>> START Records for this exercise
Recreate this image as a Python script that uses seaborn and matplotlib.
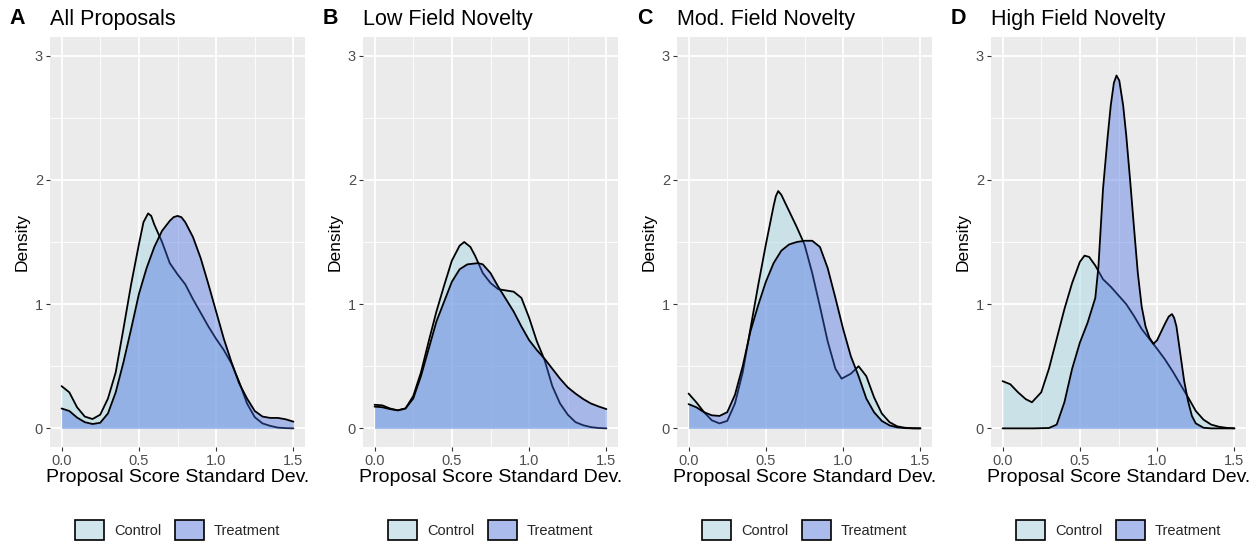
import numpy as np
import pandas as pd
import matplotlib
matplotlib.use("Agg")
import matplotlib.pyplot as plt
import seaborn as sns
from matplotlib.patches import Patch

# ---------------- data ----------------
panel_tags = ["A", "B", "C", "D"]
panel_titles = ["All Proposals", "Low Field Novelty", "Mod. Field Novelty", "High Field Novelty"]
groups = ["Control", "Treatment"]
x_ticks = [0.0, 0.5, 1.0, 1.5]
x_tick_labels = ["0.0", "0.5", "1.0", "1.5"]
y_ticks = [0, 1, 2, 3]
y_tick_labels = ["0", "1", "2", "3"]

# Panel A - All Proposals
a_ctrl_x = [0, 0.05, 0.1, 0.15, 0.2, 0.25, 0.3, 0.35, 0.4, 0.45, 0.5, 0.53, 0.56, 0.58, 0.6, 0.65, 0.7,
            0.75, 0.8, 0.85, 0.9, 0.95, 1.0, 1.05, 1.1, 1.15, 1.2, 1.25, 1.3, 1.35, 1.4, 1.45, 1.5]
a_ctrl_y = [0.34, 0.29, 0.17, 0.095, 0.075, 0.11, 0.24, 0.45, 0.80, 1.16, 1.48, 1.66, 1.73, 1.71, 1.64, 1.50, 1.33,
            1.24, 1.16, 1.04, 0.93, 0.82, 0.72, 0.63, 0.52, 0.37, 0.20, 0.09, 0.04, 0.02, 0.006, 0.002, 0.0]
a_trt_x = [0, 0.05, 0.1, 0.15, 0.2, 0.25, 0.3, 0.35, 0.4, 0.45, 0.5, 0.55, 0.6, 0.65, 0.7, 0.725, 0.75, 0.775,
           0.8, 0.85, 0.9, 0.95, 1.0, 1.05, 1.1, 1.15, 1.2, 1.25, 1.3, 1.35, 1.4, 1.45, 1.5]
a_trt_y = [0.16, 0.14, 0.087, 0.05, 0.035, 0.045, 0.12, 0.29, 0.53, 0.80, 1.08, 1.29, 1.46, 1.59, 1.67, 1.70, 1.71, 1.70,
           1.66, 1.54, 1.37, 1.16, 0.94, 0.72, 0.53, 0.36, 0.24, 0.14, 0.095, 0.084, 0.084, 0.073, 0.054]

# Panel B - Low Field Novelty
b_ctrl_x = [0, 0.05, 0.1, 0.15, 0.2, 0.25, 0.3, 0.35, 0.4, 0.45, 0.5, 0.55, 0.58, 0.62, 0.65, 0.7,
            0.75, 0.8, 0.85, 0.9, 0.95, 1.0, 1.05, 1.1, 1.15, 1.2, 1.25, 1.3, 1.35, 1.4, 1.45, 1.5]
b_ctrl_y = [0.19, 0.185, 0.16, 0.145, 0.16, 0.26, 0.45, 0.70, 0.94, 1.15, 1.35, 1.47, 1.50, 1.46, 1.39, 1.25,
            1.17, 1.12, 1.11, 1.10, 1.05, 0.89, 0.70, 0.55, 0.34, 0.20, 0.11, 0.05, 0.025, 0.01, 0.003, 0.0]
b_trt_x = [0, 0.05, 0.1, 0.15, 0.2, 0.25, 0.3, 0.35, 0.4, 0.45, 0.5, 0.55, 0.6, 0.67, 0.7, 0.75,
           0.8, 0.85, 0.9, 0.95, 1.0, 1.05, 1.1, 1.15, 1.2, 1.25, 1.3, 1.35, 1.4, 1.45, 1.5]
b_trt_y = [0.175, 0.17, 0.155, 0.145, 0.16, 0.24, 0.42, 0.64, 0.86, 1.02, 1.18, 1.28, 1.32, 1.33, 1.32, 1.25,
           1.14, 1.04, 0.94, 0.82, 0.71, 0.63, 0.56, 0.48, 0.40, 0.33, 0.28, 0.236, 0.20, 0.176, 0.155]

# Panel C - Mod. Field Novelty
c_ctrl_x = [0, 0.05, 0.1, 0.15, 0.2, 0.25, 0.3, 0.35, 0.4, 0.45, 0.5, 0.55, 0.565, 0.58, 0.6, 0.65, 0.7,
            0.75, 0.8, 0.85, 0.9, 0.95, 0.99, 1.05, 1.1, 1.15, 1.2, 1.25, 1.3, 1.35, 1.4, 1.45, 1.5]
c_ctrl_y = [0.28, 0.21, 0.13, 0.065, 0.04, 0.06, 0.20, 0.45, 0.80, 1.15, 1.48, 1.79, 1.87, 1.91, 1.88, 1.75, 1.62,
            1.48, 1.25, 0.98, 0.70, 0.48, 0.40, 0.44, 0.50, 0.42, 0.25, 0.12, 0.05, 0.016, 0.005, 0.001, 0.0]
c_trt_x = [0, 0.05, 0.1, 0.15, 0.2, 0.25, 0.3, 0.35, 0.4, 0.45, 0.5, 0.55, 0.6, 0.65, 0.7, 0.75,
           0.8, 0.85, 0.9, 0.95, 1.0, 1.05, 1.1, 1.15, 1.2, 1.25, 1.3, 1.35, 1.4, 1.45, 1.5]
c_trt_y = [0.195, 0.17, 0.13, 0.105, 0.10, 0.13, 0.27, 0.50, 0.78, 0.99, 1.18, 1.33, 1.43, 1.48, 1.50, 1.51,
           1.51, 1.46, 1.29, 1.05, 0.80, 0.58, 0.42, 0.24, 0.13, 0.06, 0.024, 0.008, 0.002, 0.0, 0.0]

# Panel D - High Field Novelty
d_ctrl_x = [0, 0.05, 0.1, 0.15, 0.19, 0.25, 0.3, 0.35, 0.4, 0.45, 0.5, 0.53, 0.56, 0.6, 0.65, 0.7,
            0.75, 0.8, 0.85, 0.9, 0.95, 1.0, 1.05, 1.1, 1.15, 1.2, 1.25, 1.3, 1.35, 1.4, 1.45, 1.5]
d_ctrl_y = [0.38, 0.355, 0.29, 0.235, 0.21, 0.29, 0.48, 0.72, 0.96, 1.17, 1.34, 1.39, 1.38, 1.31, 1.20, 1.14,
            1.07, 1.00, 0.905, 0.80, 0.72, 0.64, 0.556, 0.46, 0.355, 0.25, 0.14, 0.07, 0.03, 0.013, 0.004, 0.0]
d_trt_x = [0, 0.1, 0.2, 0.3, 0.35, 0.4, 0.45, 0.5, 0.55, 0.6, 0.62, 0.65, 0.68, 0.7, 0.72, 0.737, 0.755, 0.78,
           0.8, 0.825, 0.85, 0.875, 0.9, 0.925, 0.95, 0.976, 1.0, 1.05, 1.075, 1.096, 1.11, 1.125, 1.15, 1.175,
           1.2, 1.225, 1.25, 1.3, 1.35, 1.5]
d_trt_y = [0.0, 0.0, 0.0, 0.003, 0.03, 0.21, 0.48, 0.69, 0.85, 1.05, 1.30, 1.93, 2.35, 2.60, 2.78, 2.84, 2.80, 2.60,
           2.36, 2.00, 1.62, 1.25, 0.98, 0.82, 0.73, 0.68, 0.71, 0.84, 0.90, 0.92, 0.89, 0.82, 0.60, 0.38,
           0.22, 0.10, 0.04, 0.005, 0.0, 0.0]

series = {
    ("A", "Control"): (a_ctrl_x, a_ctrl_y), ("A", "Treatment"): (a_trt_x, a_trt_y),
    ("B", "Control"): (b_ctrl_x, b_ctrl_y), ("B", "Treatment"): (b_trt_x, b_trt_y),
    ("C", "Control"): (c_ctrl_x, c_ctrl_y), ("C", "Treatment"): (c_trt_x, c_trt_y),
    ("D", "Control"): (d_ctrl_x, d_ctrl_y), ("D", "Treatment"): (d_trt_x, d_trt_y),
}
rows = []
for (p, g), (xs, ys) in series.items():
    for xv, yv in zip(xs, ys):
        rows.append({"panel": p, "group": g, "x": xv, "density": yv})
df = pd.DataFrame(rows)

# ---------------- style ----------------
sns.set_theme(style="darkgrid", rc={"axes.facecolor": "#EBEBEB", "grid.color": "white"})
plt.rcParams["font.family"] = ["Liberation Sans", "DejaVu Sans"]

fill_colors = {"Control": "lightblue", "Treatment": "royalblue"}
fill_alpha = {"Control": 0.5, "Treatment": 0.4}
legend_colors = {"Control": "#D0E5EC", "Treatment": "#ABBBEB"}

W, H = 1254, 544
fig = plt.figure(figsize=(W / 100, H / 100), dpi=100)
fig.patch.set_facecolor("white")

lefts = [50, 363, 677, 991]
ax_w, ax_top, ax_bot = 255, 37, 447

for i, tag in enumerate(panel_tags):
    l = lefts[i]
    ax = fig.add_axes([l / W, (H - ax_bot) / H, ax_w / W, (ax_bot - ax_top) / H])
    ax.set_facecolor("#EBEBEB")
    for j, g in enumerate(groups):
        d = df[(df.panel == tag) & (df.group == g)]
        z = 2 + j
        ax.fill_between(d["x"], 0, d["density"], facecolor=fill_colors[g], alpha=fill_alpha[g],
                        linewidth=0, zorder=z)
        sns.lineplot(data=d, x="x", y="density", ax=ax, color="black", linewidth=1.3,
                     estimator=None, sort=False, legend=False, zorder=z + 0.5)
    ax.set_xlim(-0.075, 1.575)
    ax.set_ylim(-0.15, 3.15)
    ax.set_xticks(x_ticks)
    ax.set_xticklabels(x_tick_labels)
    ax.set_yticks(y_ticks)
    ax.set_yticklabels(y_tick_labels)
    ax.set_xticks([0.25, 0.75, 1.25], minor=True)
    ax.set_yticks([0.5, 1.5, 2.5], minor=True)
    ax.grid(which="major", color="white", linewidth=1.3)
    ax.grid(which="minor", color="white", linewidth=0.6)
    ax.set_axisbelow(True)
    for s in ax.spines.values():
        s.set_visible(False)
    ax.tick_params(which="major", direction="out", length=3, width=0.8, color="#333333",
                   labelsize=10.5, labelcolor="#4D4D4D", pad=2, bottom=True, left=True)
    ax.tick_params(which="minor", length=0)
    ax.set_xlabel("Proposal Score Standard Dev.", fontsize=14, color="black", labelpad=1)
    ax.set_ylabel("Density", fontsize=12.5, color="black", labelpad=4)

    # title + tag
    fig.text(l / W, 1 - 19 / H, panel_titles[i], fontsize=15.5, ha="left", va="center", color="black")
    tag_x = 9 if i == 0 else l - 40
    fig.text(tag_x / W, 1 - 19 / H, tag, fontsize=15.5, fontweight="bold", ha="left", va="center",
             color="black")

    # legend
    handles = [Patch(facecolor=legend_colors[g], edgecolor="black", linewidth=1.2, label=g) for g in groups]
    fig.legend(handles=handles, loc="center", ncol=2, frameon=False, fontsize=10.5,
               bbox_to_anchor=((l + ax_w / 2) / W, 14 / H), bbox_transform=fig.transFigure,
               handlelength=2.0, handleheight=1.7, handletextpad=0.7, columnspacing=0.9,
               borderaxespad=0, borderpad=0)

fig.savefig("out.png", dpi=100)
>> END Records for this exercise
>> START Records for this exercise
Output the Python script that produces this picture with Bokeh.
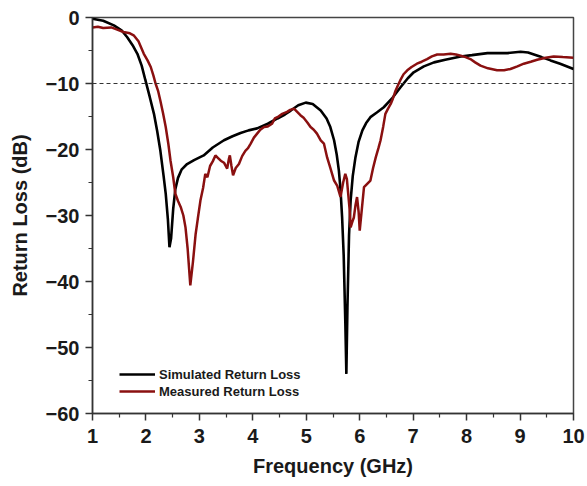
>> END Records for this exercise
>> START Records for this exercise
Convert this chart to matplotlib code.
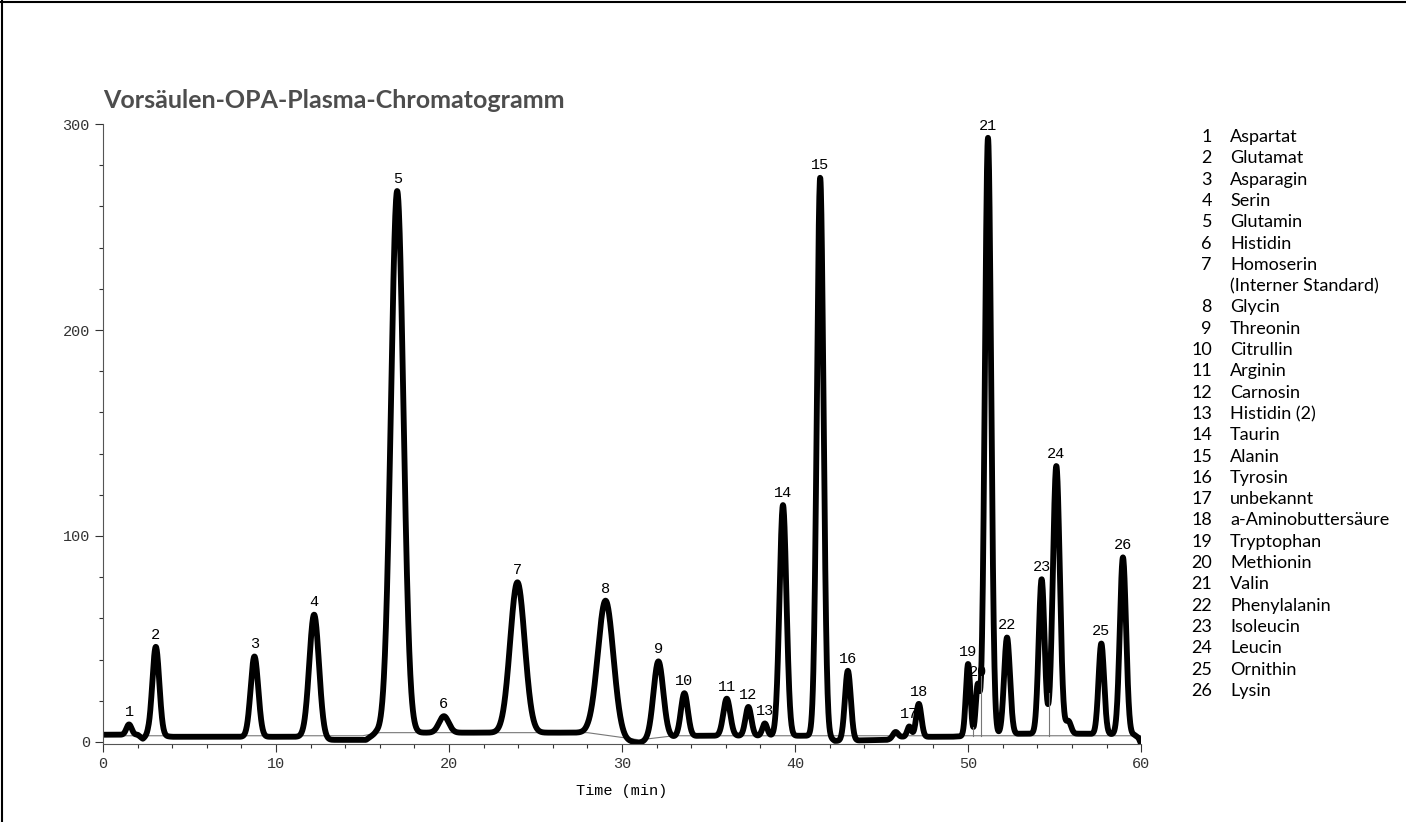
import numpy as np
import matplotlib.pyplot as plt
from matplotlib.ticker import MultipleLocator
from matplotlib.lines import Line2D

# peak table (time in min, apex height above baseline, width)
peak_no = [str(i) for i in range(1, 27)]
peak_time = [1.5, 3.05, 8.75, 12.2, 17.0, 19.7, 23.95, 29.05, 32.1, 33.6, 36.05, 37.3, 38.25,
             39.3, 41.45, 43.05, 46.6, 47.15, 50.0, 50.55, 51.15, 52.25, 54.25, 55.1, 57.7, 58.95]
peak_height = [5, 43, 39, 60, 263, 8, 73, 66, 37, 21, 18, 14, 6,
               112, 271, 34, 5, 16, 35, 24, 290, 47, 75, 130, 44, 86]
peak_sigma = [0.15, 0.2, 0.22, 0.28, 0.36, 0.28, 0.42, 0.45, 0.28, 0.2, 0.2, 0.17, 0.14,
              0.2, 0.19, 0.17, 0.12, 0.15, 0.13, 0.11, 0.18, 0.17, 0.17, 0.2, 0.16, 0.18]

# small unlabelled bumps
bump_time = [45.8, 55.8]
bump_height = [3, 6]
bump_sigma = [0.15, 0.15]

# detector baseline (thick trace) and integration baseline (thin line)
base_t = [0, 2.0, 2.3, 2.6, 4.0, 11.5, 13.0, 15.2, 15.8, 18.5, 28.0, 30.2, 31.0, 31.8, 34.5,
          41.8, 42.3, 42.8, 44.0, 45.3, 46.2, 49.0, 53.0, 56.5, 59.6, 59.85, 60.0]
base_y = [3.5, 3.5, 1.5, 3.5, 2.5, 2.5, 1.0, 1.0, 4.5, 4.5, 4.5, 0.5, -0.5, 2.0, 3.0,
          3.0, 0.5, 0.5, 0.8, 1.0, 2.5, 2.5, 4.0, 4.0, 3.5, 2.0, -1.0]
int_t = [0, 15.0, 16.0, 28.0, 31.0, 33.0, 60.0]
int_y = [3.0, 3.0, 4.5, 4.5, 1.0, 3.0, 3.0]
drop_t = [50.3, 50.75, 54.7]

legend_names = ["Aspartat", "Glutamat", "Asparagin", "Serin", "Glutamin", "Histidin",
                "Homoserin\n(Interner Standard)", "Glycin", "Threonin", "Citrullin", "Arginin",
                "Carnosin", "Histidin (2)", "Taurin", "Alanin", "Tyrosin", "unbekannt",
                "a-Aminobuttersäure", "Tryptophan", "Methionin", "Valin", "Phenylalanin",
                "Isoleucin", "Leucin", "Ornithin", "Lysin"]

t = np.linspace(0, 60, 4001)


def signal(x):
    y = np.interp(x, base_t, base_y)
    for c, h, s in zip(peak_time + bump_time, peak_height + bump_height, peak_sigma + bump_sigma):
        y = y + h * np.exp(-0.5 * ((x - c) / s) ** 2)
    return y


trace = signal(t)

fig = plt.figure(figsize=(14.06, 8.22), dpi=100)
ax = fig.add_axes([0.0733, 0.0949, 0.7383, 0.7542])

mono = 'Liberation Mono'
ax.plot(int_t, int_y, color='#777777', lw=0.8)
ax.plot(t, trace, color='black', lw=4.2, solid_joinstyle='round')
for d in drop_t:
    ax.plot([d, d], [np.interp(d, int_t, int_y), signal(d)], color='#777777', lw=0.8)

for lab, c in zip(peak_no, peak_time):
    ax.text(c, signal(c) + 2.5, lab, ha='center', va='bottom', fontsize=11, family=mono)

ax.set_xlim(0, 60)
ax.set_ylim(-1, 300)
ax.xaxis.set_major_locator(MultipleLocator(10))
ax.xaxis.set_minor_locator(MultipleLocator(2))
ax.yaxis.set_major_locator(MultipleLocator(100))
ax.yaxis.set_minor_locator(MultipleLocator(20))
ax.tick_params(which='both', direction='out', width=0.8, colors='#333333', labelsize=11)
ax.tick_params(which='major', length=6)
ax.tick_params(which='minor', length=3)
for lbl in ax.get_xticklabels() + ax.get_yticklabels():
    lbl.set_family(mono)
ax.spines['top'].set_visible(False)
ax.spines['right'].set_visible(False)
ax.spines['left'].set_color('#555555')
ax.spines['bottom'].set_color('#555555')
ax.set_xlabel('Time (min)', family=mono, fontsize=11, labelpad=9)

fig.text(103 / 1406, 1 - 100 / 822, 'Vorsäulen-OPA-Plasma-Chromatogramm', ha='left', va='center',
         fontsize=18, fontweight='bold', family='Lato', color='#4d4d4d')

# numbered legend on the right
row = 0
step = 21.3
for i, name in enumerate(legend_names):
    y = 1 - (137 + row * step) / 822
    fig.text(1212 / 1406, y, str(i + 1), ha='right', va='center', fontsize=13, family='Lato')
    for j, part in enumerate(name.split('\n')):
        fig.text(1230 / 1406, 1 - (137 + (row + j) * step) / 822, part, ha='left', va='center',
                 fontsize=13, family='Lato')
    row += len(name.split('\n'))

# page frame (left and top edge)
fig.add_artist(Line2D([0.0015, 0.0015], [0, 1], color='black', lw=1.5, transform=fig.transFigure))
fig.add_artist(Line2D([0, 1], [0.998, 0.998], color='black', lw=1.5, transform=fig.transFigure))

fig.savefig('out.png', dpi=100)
>> END Records for this exercise
### Directions for this task
From the records above, quote word for word only the lines beginning at the line that has "Convert this chart to matplotlib code." and stopping after the line that has "from matplotlib.lines import Line2D". Omit the pictures.

### Expected answer
Convert this chart to matplotlib code.
import numpy as np
import matplotlib.pyplot as plt
from matplotlib.ticker import MultipleLocator
from matplotlib.lines import Line2D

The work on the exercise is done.